All contributions are welcome and even though there are no strict or formal requirements to contribute there are some basic rules contributors need to follow:

  1. Make sure your contribution is original and it doesn’t violate anybody’s copyright
  2. Make sure tests pass
  3. Make sure your contribution is tested

Below you can find more information depending on what you are trying to contribute, in case of doubt don’t hesitate to open a PR with your contribution and ask for help.

Running tests

To run tests you need docker and GNU Make. If you meet the requirements all you need to do is execute make tests. All the tests will run inside docker containers you don’t need to worry about the environment.

Adding documentation

If you want to contribute documentation you need to be sligthly familiar with sphinx as that’s the framework used in this project (and most python projects) to build the documentation.

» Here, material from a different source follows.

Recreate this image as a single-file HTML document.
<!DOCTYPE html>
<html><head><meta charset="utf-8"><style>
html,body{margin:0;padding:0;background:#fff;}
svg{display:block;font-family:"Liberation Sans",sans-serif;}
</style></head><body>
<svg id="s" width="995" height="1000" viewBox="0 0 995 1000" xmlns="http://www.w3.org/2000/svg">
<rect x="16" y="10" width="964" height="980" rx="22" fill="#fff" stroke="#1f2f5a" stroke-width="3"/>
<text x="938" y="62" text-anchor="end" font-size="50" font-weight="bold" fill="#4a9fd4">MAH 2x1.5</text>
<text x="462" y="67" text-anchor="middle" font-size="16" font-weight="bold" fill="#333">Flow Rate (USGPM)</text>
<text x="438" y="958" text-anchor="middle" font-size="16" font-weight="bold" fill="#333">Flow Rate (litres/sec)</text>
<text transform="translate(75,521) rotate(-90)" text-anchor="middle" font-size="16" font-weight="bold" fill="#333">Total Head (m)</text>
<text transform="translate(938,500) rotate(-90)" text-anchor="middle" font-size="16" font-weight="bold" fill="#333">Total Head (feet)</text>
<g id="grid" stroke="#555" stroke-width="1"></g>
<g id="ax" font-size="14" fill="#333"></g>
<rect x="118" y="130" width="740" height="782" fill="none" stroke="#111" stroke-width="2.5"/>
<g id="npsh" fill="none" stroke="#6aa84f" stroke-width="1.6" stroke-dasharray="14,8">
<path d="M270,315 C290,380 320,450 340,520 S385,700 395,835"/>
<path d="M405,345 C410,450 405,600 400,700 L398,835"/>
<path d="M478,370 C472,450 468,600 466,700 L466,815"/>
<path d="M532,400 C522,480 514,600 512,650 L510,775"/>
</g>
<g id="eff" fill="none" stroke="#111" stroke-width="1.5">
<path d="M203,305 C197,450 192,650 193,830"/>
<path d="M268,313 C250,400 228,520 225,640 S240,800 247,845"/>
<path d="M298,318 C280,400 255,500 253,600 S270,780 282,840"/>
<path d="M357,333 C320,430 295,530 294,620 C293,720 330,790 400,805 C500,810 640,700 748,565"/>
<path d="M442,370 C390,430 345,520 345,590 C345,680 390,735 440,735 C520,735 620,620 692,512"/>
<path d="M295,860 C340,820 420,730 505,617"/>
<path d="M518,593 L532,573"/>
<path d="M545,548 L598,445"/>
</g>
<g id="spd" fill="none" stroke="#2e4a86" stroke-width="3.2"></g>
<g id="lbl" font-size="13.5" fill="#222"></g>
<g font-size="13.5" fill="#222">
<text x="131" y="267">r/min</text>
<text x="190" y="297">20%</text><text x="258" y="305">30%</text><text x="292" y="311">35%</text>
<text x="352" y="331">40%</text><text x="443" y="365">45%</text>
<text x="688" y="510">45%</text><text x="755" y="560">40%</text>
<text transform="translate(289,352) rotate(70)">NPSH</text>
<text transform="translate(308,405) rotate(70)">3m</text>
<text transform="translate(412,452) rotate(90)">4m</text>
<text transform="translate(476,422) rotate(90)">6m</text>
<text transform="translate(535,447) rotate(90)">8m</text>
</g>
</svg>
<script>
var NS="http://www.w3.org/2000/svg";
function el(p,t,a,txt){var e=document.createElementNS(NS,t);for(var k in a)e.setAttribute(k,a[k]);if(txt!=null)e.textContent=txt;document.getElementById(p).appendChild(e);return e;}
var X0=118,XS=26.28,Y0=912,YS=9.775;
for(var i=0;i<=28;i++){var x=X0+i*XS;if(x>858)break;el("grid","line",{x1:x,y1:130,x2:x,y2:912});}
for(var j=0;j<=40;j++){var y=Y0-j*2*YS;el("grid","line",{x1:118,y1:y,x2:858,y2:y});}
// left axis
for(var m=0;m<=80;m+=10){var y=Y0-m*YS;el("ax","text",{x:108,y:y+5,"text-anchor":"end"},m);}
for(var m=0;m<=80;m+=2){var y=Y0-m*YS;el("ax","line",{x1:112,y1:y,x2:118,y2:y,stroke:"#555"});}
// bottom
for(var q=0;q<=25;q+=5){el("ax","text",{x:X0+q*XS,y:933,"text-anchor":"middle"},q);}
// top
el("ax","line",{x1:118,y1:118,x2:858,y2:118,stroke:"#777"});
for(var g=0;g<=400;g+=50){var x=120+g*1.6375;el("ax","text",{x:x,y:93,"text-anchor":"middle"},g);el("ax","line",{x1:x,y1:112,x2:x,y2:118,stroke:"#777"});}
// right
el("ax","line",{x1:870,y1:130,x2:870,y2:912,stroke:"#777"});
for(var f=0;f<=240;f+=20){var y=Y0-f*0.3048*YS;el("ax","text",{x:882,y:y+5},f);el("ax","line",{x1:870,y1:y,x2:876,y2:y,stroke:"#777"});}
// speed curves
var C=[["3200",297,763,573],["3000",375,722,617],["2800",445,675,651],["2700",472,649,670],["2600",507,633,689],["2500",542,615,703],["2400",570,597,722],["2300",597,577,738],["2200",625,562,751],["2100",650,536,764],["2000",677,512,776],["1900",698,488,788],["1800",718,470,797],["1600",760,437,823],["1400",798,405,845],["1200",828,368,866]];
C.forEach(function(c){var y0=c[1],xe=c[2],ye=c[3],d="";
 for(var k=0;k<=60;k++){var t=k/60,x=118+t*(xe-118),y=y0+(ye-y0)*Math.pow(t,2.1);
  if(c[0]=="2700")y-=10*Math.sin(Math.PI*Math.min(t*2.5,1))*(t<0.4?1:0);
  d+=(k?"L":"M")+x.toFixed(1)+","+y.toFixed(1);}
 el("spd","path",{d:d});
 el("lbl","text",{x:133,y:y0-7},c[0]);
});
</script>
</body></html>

In addition, if you want to contribute with tutorials or code examples you need to be familiar with jupyter. The advantage of using jupyter notebooks over just plain text is that notebooks can be tested. This means code examples and tutorials will be tested by the CI and ensure they stay relevant and work.

The easiest way of working with jupyter is by executing make jupyter in your local machine and pointing your browser to http://localhost:8888/notebooks/docs. If you are adding a new notebook don’t forget to add it to sphinx’s documentation.

Coding Style

We use black to format the code.

Adding new features

New features need to come with tests and a tutorial in the form of a jupyter notebook so it can be tested.


We use mypy to bring static typing to our code. This adds some complexity but results in cleaner, less error-prone and more understandable code.